SEC considers extending registration deadline

The deadline for most private equity firms to register with the US Securities and Exchange Commission has been set for 21 July this year, but may be extended to the first quarter of 2012, according to a letter from the government agency.

The US Securities and Exchange Commission is considering extending the deadline by which most private equity firms must register into the first quarter of 2012.

The commission has not yet made a final determination on extending the deadline, but is expected to provide firms more time, according to Robert Plaze, associate director with the SEC. It’s not clear when the commission will make a final decision on whether to extend the deadline.

“Given the time needed for advisors to register and come fully into compliance with the obligations applicable to them once they are registered, we expect that the commission will consider extending the date by which these advisors must register … until the first quarter of 2012,” Plaze wrote in a letter posted on the SEC’s web site Friday.

The US financial reform bill “Dodd-Frank” passed last year mandated that private equity firms with $150 million or more of assets under management in the US register with the SEC. Registration will give the US government more oversight over managers, including the right to run inspections and forces firms to hire or designate a compliance officer.

“I think this will be a relief to all unregistered private equity firms,” said Jason Brown, a partner at law firm Ropes & Gray, who has worked with firms on registration.

The SEC’s rationale behind extending the deadline probably has to do with the uncertainty over which firms have to register, Brown said. The SEC has not yet finalised registration rules, which it is required to do on 21 July, the same day firms must have registered by.
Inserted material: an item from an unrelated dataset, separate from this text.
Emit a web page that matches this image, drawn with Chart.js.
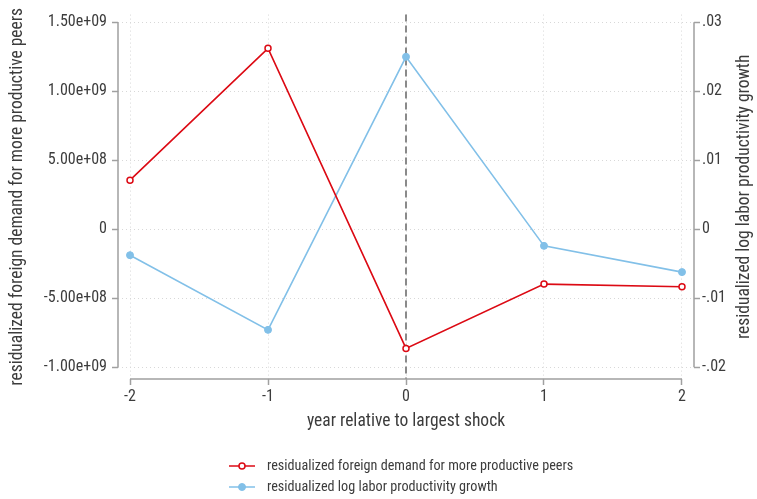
<!DOCTYPE html>
<html>
<head>
<meta charset="utf-8">
<script src="https://cdn.jsdelivr.net/npm/chart.js@4"></script>
<style>
html,body{margin:0;padding:0;background:#fff;}
#wrap{width:757px;height:499px;position:relative;}
</style>
</head>
<body>
<div id="wrap"><canvas id="c" width="757" height="499"></canvas></div>
<script>
// ---- data ----
const years = [-2, -1, 0, 1, 2];
const foreignDemand = [3.56e8, 1.311e9, -8.63e8, -3.97e8, -4.16e8];
const productivityGrowth = [-0.00375, -0.01457, 0.0250, -0.0024, -0.0062];
const xTickValues = [-2, -1, 0, 1, 2];
const leftTickValues = [-1e9, -5e8, 0, 5e8, 1e9, 1.5e9];
const leftTickLabels = ['-1.00e+09', '-5.00e+08', '0', '5.00e+08', '1.00e+09', '1.50e+09'];
const rightTickValues = [-0.02, -0.01, 0, 0.01, 0.02, 0.03];
const rightTickLabels = ['-.02', '-.01', '0', '.01', '.02', '.03'];
const shockYear = 0;
const seriesLabels = ['residualized foreign demand for more productive peers', 'residualized log labor productivity growth'];
const leftTitle = 'residualized foreign demand for more productive peers';
const rightTitle = 'residualized log labor productivity growth';
const xTitle = 'year relative to largest shock';

// ---- styles ----
const FONT = "'Liberation Sans Narrow', 'Roboto Condensed', Roboto, sans-serif";
const TEXT = '#3c3c3c';
const AXIS = '#a0a0a0';
const GRID = '#d8d8d8';
const RED = '#dc0a14';
const BLUE = '#82c0e8';
const TICK_SIZE = 16;
const TITLE_SIZE = 17.5;
const LEGEND_SIZE = 14.2;

const pts = (xs, ys) => xs.map((x, i) => ({x: x, y: ys[i]}));
const setTicks = vals => s => { s.ticks = vals.map(v => ({value: v})); };

const axesPlugin = {
  id: 'stataAxes',
  beforeDatasetsDraw(chart) {
    const ctx = chart.ctx, ca = chart.chartArea;
    const x = chart.scales.x, yl = chart.scales.y, yr = chart.scales.y2;
    ctx.save();
    // dashed reference line
    ctx.strokeStyle = '#8a8a8a';
    ctx.lineWidth = 2;
    ctx.setLineDash([7, 4]);
    const xs = x.getPixelForValue(shockYear);
    ctx.beginPath(); ctx.moveTo(xs, ca.top); ctx.lineTo(xs, ca.bottom); ctx.stroke();
    ctx.setLineDash([]);
    // axis lines spanning tick ranges
    ctx.strokeStyle = AXIS; ctx.lineWidth = 1.5;
    ctx.beginPath();
    ctx.moveTo(ca.left, yl.getPixelForValue(leftTickValues[leftTickValues.length-1]));
    ctx.lineTo(ca.left, yl.getPixelForValue(leftTickValues[0]));
    ctx.moveTo(ca.right, yr.getPixelForValue(rightTickValues[rightTickValues.length-1]));
    ctx.lineTo(ca.right, yr.getPixelForValue(rightTickValues[0]));
    ctx.moveTo(x.getPixelForValue(xTickValues[0]), ca.bottom);
    ctx.lineTo(x.getPixelForValue(xTickValues[xTickValues.length-1]), ca.bottom);
    ctx.stroke();
    ctx.restore();
  },
  afterDraw(chart) {
    const ctx = chart.ctx, ca = chart.chartArea;
    ctx.save();
    // right axis title, reading bottom-to-top
    ctx.fillStyle = TEXT;
    ctx.font = TITLE_SIZE + 'px ' + FONT;
    ctx.textAlign = 'center'; ctx.textBaseline = 'middle';
    ctx.translate(745, (ca.top + ca.bottom) / 2);
    ctx.rotate(-Math.PI / 2);
    ctx.fillText(rightTitle, 0, 0);
    ctx.restore();
    // legend
    ctx.save();
    const rows = [466, 487];
    chart.data.datasets.forEach((ds, i) => {
      const y = rows[i];
      ctx.strokeStyle = ds.borderColor; ctx.lineWidth = 1.5;
      ctx.beginPath(); ctx.moveTo(229, y); ctx.lineTo(255, y); ctx.stroke();
      ctx.beginPath(); ctx.arc(242, y, ds.pointRadius, 0, Math.PI * 2);
      ctx.fillStyle = ds.pointBackgroundColor; ctx.fill();
      ctx.lineWidth = ds.pointBorderWidth; ctx.strokeStyle = ds.pointBorderColor; ctx.stroke();
      ctx.fillStyle = TEXT;
      ctx.font = LEGEND_SIZE + 'px ' + FONT;
      ctx.textAlign = 'left'; ctx.textBaseline = 'middle';
      ctx.fillText(ds.label, 267, y);
    });
    ctx.restore();
  }
};

new Chart(document.getElementById('c'), {
  type: 'line',
  data: {
    datasets: [
      {
        label: seriesLabels[0], data: pts(years, foreignDemand), yAxisID: 'y',
        borderColor: RED, borderWidth: 1.6, pointRadius: 3, pointBorderWidth: 1.5,
        pointBackgroundColor: '#fff', pointBorderColor: RED, tension: 0
      },
      {
        label: seriesLabels[1], data: pts(years, productivityGrowth), yAxisID: 'y2',
        borderColor: BLUE, borderWidth: 1.6, pointRadius: 3.5, pointBorderWidth: 1,
        pointBackgroundColor: BLUE, pointBorderColor: BLUE, tension: 0
      }
    ]
  },
  options: {
    responsive: false,
    animation: false,
    layout: {padding: {top: 13, bottom: 64, left: 0, right: 0}},
    plugins: {legend: {display: false}, tooltip: {enabled: false}},
    scales: {
      x: {
        type: 'linear', min: -2.087, max: 2.087,
        afterBuildTicks: setTicks(xTickValues),
        afterFit: s => { s.height = 56; },
        grid: {color: GRID, tickColor: AXIS, tickLength: 6, lineWidth: 1, tickWidth: 1.5},
        border: {display: false, dash: [1, 3]},
        ticks: {color: TEXT, font: {family: FONT, size: TICK_SIZE}, padding: 2, maxRotation: 0,
                callback: v => String(v)},
        title: {display: true, text: xTitle, color: TEXT, font: {family: FONT, size: TITLE_SIZE}, padding: {top: 4, bottom: 3}}
      },
      y: {
        type: 'linear', position: 'left', min: -1.0844e9, max: 1.5556e9,
        afterBuildTicks: setTicks(leftTickValues),
        afterFit: s => { s.width = 118; },
        grid: {color: GRID, tickColor: AXIS, tickLength: 6, lineWidth: 1, tickWidth: 1.5},
        border: {display: false, dash: [1, 3]},
        ticks: {color: TEXT, font: {family: FONT, size: TICK_SIZE}, padding: 5,
                callback: v => leftTickLabels[leftTickValues.indexOf(v)]},
        title: {display: true, text: leftTitle, color: TEXT, font: {family: FONT, size: TITLE_SIZE}, padding: {top: 7.5, bottom: 0}}
      },
      y2: {
        type: 'linear', position: 'right', min: -0.02169, max: 0.03111,
        afterBuildTicks: setTicks(rightTickValues),
        afterFit: s => { s.width = 63; },
        grid: {display: true, drawOnChartArea: false, tickColor: AXIS, tickLength: 6, tickWidth: 1.5},
        border: {display: false},
        ticks: {color: TEXT, font: {family: FONT, size: TICK_SIZE}, padding: 2,
                callback: v => rightTickLabels[rightTickValues.indexOf(v)]}
      }
    }
  },
  plugins: [axesPlugin]
});
</script>
</body>
</html>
I think this will be a relief to all unregistered private equity firms.

Jason Brown

For example, firms that straddle the line between venture capital and private equity still don’t know if they must register. Similarly, there is uncertainty around the $150 million AUM threshold in the US, including whether or not that amount will include uncalled commitments and how it will apply to non-US private equity firms, Brown said. The registration proposal calls for uncalled commitments to be included in AUM, and many non-US advisors to be excluded from registration, but that has yet to be finalised, he said.

“It’s fair to say the SEC has been keenly aware of the fact that until they adopt these rules, there are a number of firms who won’t know whether they need to register or not,” Brown said.

The revelation that the SEC is considering extending the deadline comes a few weeks after a Republican member of the House of Representatives, Robert Hurt, introduced legislation that would exempt private equity firms from registering.

Many firms have been preparing to meet the 21 July deadline, while some firms like Bain Capital, Kohlberg Kravis Roberts, The Carlyle Group and TPG Capital have already registered with the SEC. Private equity managers have been wary of registering mainly because of compliance costs as well as future regulatory scrutiny in the form of audits and other compliance issues.

The Riverside Company’s chief operating officer Pam Hendrickson testified in front of Congress in March that the registration requirements would “impose an undue burden on private equity firms – especially small and mid-sized firms – in terms of both money and time”, according to a transcript of her prepared testimony.